EXERCISE: Please, without the pictures, retype exactly the lines from the start of the material through the line that holds "const yMinor = [0.5,1.5,2.5,3.5,4.5,5.5,6.5,7.5,8.5,9.5];".
# INFORMATION PROVIDED start
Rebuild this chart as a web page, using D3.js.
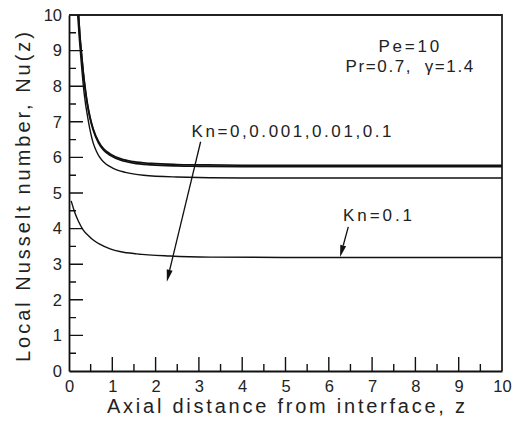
<!DOCTYPE html>
<html><head><meta charset="utf-8">
<script src="https://cdn.jsdelivr.net/npm/d3@7/dist/d3.min.js"></script>
<style>
html,body{margin:0;padding:0;background:#fff;}
svg{display:block;font-family:"Liberation Sans",Arial,sans-serif;}
</style></head>
<body><svg id="chart" width="515" height="425"></svg>
<script>
// ---- data ----
const xTicks = [0,1,2,3,4,5,6,7,8,9,10];
const yTicks = [0,1,2,3,4,5,6,7,8,9,10];
const xMinor = [0.5,1.5,2.5,3.5,4.5,5.5,6.5,7.5,8.5,9.5];
const yMinor = [0.5,1.5,2.5,3.5,4.5,5.5,6.5,7.5,8.5,9.5];

const zA  = [0.22,0.25,0.29,0.33,0.37,0.42,0.485,0.56,0.68,0.8,0.95,1.2,1.49,1.9,2.49,3,4,6,10];
const nuA = [10,9.45,8.9,8.4,7.98,7.55,7.14,6.8,6.45,6.24,6.1,5.96,5.88,5.83,5.8,5.79,5.78,5.78,5.78];
const zB  = [0.22,0.25,0.29,0.33,0.37,0.42,0.485,0.56,0.68,0.8,0.95,1.2,1.49,1.9,2.49,3,4,6,10];
const nuB = [10,9.42,8.86,8.36,7.94,7.51,7.1,6.76,6.41,6.2,6.06,5.92,5.84,5.79,5.76,5.75,5.74,5.74,5.74];
const zC  = [0.2,0.24,0.28,0.35,0.45,0.56,0.63,0.7,0.8,0.95,1.1,1.3,1.72,2.49,4,6,10];
const nuC = [10,9.3,8.7,7.8,7.0,6.4,6.18,6.02,5.87,5.74,5.65,5.58,5.5,5.45,5.42,5.42,5.42];
const zD  = [0.05,0.14,0.22,0.33,0.45,0.56,0.72,0.95,1.2,1.56,2.33,3.26,5,10];
const nuD = [4.78,4.43,4.2,3.96,3.8,3.68,3.555,3.43,3.35,3.29,3.23,3.2,3.19,3.19];

const seriesNames = ["Kn=0","Kn=0.001","Kn=0.01","Kn=0.1"];

const xLabel = "Axial distance from interface, z";
const yLabel = "Local Nusselt number, Nu(z)";
const noteLines = ["Pe=10","Pr=0.7,  \u03B3=1.4"];
const knLabel = "Kn=0,0.001,0.01,0.1";
const knLabel2 = "Kn=0.1";

// ---- layout ----
const svg = d3.select("#chart");
const x = d3.scaleLinear().domain([0,10]).range([69,502]);
const y = d3.scaleLinear().domain([0,10]).range([371,15]);
const ink = "#111";

svg.append("rect").attr("width",515).attr("height",425).attr("fill","#fff");

svg.append("defs").append("clipPath").attr("id","clip")
  .append("rect").attr("x",69).attr("y",15).attr("width",433).attr("height",356);

// axes (labels + domain)
const xAxis = svg.append("g").attr("transform","translate(0,371)")
  .call(d3.axisBottom(x).tickValues(xTicks).tickSize(0).tickPadding(9).tickFormat(d3.format("d")));
const yAxis = svg.append("g").attr("transform","translate(69,0)")
  .call(d3.axisLeft(y).tickValues(yTicks).tickSize(0).tickPadding(7).tickFormat(d3.format("d")));
[xAxis,yAxis].forEach(g=>{
  g.select(".domain").attr("stroke",ink).attr("stroke-width",1.8);
  g.selectAll(".tick line").remove();
  g.selectAll("text").attr("fill","#222").attr("font-size",16.5)
   .attr("font-family","'Liberation Sans',Arial,sans-serif");
});
xAxis.selectAll("text").attr("dy","0.75em");

// inward ticks
function tickPath(vals, len, horizontal){
  return vals.map(v => horizontal
    ? `M${x(0)},${y(v)}h${len}`
    : `M${x(v)},${y(0)}v${-len}`).join("");
}
const tk = svg.append("g").attr("fill","none").attr("stroke",ink).attr("stroke-width",1.4);
tk.append("path").attr("d", tickPath(xTicks.slice(1,-1),14,false));
tk.append("path").attr("d", tickPath(xMinor,7,false));
tk.append("path").attr("d", tickPath(yTicks.slice(1,-1),14,true));
tk.append("path").attr("d", tickPath(yMinor,7,true));

// frame top & right
svg.append("path")
  .attr("d",`M${x(0)},${y(10)}H${x(10)}V${y(0)}`)
  .attr("fill","none").attr("stroke","#222").attr("stroke-width",1.8);

// curves
const line = d3.line().x(d=>x(d[0])).y(d=>y(d[1])).curve(d3.curveMonotoneX);
const series = [[zA,nuA],[zB,nuB],[zC,nuC],[zD,nuD]];
svg.append("g").attr("clip-path","url(#clip)")
  .selectAll("path").data(series).join("path")
  .attr("d",s=>line(s[0].map((z,i)=>[z,s[1][i]])))
  .attr("fill","none").attr("stroke","#111").attr("stroke-width",(d,i)=>i<2?1.7:1.4);

// arrows
function arrow(x1,y1,x2,y2){
  const px1=x(x1),py1=y(y1),px2=x(x2),py2=y(y2);
  const ang=Math.atan2(py2-py1,px2-px1);
  const L=12,W=3;
  const bx=px2-L*Math.cos(ang), by=py2-L*Math.sin(ang);
  svg.append("line").attr("x1",px1).attr("y1",py1).attr("x2",bx).attr("y2",by)
    .attr("stroke","#111").attr("stroke-width",1.3);
  svg.append("path")
    .attr("d",`M${px2},${py2}L${bx+W*Math.sin(ang)},${by-W*Math.cos(ang)}L${bx-W*Math.sin(ang)},${by+W*Math.cos(ang)}Z`)
    .attr("fill","#111");
}
arrow(3.04,6.44,2.26,2.51);
arrow(6.45,4.05,6.26,3.2);

// annotations
const ann = svg.append("g").attr("fill","#222").attr("font-size",17);
ann.append("text").attr("x",x(7.88)).attr("y",y(8.96)).attr("text-anchor","middle")
  .attr("letter-spacing",2.8).text(noteLines[0]);
ann.append("text").attr("x",x(7.88)).attr("y",y(8.4)).attr("text-anchor","middle")
  .attr("letter-spacing",1.6).style("white-space","pre").text(noteLines[1]);
ann.append("text").attr("x",x(2.83)).attr("y",y(6.58))
  .attr("textLength",200).attr("lengthAdjust","spacing").text(knLabel);
ann.append("text").attr("x",x(6.33)).attr("y",y(4.21))
  .attr("textLength",69).attr("lengthAdjust","spacing").text(knLabel2);

// axis titles
svg.append("text").attr("x",107).attr("y",413).attr("font-size",20).attr("fill","#222")
  .attr("textLength",358).attr("lengthAdjust","spacing").text(xLabel);
svg.append("text").attr("transform","translate(30,362) rotate(-90)").attr("font-size",20).attr("fill","#222")
  .attr("textLength",330).attr("lengthAdjust","spacing").text(yLabel);
</script></body></html>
# INFORMATION PROVIDED end
SOLUTION TO THIS EXERCISE:
Rebuild this chart as a web page, using D3.js.
<!DOCTYPE html>
<html><head><meta charset="utf-8">
<script src="https://cdn.jsdelivr.net/npm/d3@7/dist/d3.min.js"></script>
<style>
html,body{margin:0;padding:0;background:#fff;}
svg{display:block;font-family:"Liberation Sans",Arial,sans-serif;}
</style></head>
<body><svg id="chart" width="515" height="425"></svg>
<script>
// ---- data ----
const xTicks = [0,1,2,3,4,5,6,7,8,9,10];
const yTicks = [0,1,2,3,4,5,6,7,8,9,10];
const xMinor = [0.5,1.5,2.5,3.5,4.5,5.5,6.5,7.5,8.5,9.5];
const yMinor = [0.5,1.5,2.5,3.5,4.5,5.5,6.5,7.5,8.5,9.5];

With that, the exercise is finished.